Success stories such as Rwanda and Malawi offer hope, says IITA’s Sanginga. A Farm Input Subsidy Programme introduced in Malawi in 2005 has helped to improve national food security and the productivity of smallholder farmers.

But the situation is different in eastern Democratic Republic of Congo (DRC) where insecurity often limits access to fields. Poor agricultural extension services have also limited farmers’ access to new farming methods.

“Extension is important not just for access to food but also in reducing rural poverty,” said Ann Degrande of the Consultative Group on International Agricultural Research.

Supporting farmers

Serah Kimaru-Muchai of Kenyatta University in Kenya said it was important to use the right communication channels to deliver research products to the farmers, including workshops and training by demonstration.

“There is a saying... once I see I will not forget; farmers prefer to see these technologies being demonstrated to them,” said Kimaru-Muchai, adding that it was important to train individual farmers in these new technologies as “farmers are the most accessible to other farmers”.

Tools to help farmers choose the best types of crops, amount and type of soil inputs, are often not available, according to a study, Exploring the scope of fertilizer use in East Africa, co-authored by Lydia Wairegi of the Centre for Agriculture and Biosciences International.

The study examined the expected benefits of fertilizer use by relating the value of yield farm gate prices to the value of fertilizer equivalent of nutrients removed for selected crops.

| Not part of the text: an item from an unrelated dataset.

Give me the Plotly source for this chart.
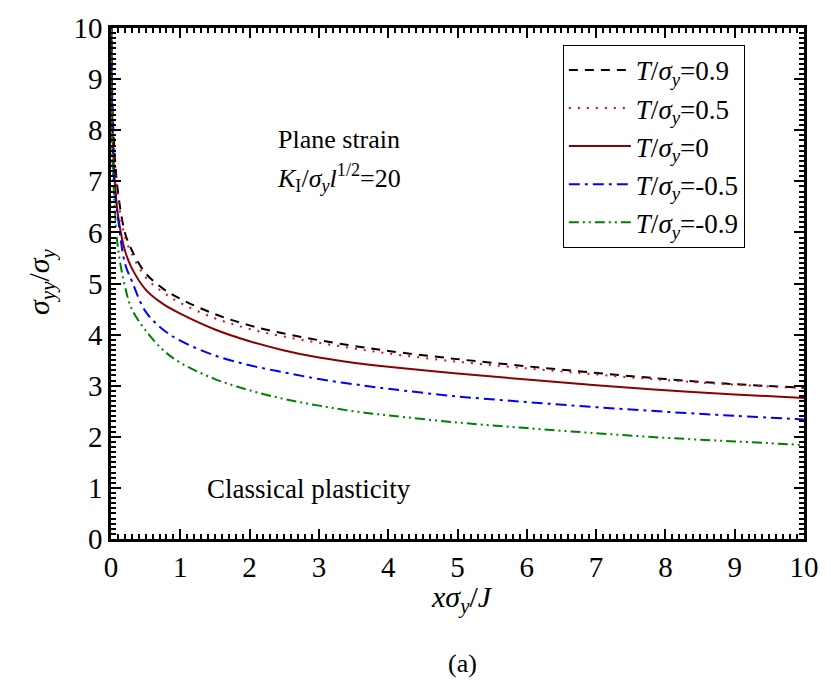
import plotly.graph_objects as go

# ---- data ----
x_vals = [0.002, 0.02, 0.05, 0.1, 0.2, 0.3, 0.5, 0.75, 1.0, 1.5, 2.0, 2.5, 3.0, 3.5,
          4.0, 5.0, 6.0, 7.0, 8.0, 9.0, 10.0]

t_p09 = [11.0, 8.6, 7.6, 6.8, 6.0, 5.65, 5.2, 4.90, 4.70, 4.40, 4.18, 4.02, 3.89, 3.78,
         3.68, 3.52, 3.38, 3.25, 3.13, 3.03, 2.96]
t_p05 = [11.0, 8.5, 7.5, 6.7, 5.92, 5.58, 5.12, 4.83, 4.62, 4.32, 4.11, 3.96, 3.84, 3.73,
         3.63, 3.47, 3.34, 3.22, 3.11, 3.02, 2.95]
t_0 = [11.0, 8.2, 7.1, 6.35, 5.65, 5.3, 4.88, 4.60, 4.41, 4.10, 3.87, 3.69, 3.55, 3.45,
       3.37, 3.24, 3.12, 3.01, 2.91, 2.83, 2.76]
t_m05 = [11.0, 7.9, 6.9, 6.3, 5.4, 5.05, 4.45, 4.10, 3.88, 3.59, 3.40, 3.26, 3.13, 3.03,
         2.94, 2.79, 2.68, 2.58, 2.49, 2.41, 2.34]
t_m09 = [11.0, 7.5, 6.6, 5.7, 4.95, 4.5, 4.08, 3.70, 3.45, 3.13, 2.91, 2.74, 2.61, 2.50,
         2.42, 2.28, 2.17, 2.07, 1.98, 1.91, 1.84]

series_names = [
    "<i>T</i>/<i>σ</i><sub><i>y</i></sub>=0.9",
    "<i>T</i>/<i>σ</i><sub><i>y</i></sub>=0.5",
    "<i>T</i>/<i>σ</i><sub><i>y</i></sub>=0",
    "<i>T</i>/<i>σ</i><sub><i>y</i></sub>=-0.5",
    "<i>T</i>/<i>σ</i><sub><i>y</i></sub>=-0.9",
]
series_vals = [t_p09, t_p05, t_0, t_m05, t_m09]
colors = ["#000000", "#FF0000", "#8B0000", "#0000FF", "#008000"]
dashes = ["9px,7px", "2px,7px", "solid", "11px,5px,3px,5px", "10px,4px,2px,4px,2px,4px"]

tick_vals = list(range(0, 11))
tick_text = [str(v) for v in tick_vals]

FONT = "Liberation Serif, Times New Roman, serif"

fig = go.Figure()
for name, vals, c, d in zip(series_names, series_vals, colors, dashes):
    fig.add_trace(go.Scatter(x=x_vals, y=vals, mode="lines", name=name,
                             line=dict(color=c, width=2, dash=d, shape="spline", smoothing=1.0)))

axis_common = dict(
    showline=True, linecolor="black", linewidth=2.5, mirror="allticks",
    ticks="inside", ticklen=10, tickwidth=2, tickcolor="black",
    range=[0, 10], tickvals=tick_vals, ticktext=tick_text,
    showgrid=False, zeroline=False,
    tickfont=dict(family=FONT, size=29, color="black"),
    minor=dict(ticks="inside", ticklen=5, tickwidth=1.5, tickcolor="black", dtick=0.1, showgrid=False),
)

fig.update_xaxes(**axis_common)
fig.update_yaxes(**axis_common)

fig.update_layout(
    width=831, height=686,
    margin=dict(l=111, r=18, t=20, b=147),
    plot_bgcolor="white", paper_bgcolor="white",
    font=dict(family=FONT, color="black"),
    showlegend=True,
    legend=dict(x=0.652, y=0.967, xanchor="left", yanchor="top",
                bgcolor="white", bordercolor="black", borderwidth=1,
                font=dict(family=FONT, size=27, color="black"),
                itemwidth=62, tracegroupgap=0),
)

ann_font = dict(family=FONT, size=26, color="black")
fig.add_annotation(x=3.29, y=7.82, xref="x", yref="y", text="Plane strain",
                   showarrow=False, font=ann_font)
fig.add_annotation(x=3.29, y=7.07, xref="x", yref="y",
                   text="<i>K</i><sub>I</sub>/<i>σ</i><sub><i>y</i></sub><i>l</i><sup>1/2</sup>=20",
                   showarrow=False, font=ann_font)
fig.add_annotation(x=2.85, y=0.98, xref="x", yref="y", text="Classical plasticity",
                   showarrow=False, font=dict(family=FONT, size=27, color="black"))

fig.add_annotation(x=0.507, y=-0.1175, xref="paper", yref="paper",
                   text="<i>xσ</i><sub><i>y</i></sub>/<i>J</i>", showarrow=False,
                   font=dict(family=FONT, size=30, color="black"), yanchor="middle")
fig.add_annotation(x=-0.101, y=0.503, xref="paper", yref="paper",
                   text="<i>σ</i><sub><i>yy</i></sub>/<i>σ</i><sub><i>y</i></sub>", showarrow=False,
                   textangle=-90, font=dict(family=FONT, size=30, color="black"),
                   xanchor="center", yanchor="middle")
fig.add_annotation(x=0.507, y=-0.243, xref="paper", yref="paper", text="(a)",
                   showarrow=False, font=dict(family=FONT, size=26, color="black"),
                   yanchor="middle")

fig.write_html("out.html")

“There is a need to enable farmers to tell if I invest in maize, I may make more profit than in other crops... Even as we do research, we should have it in our minds that farmers face difficulties making decisions...,” she said.

According to Hans Henner, a World Food Prize Laureate, it is clear there is a need to need to produce more food “but the question is how?”

“If we put life back into the soil we will get water back into the soil," Henner said. "The soil is a living organism. Agriculture needs to be redesigned. It’s at a crossroads, which is why we need to take it into the future.”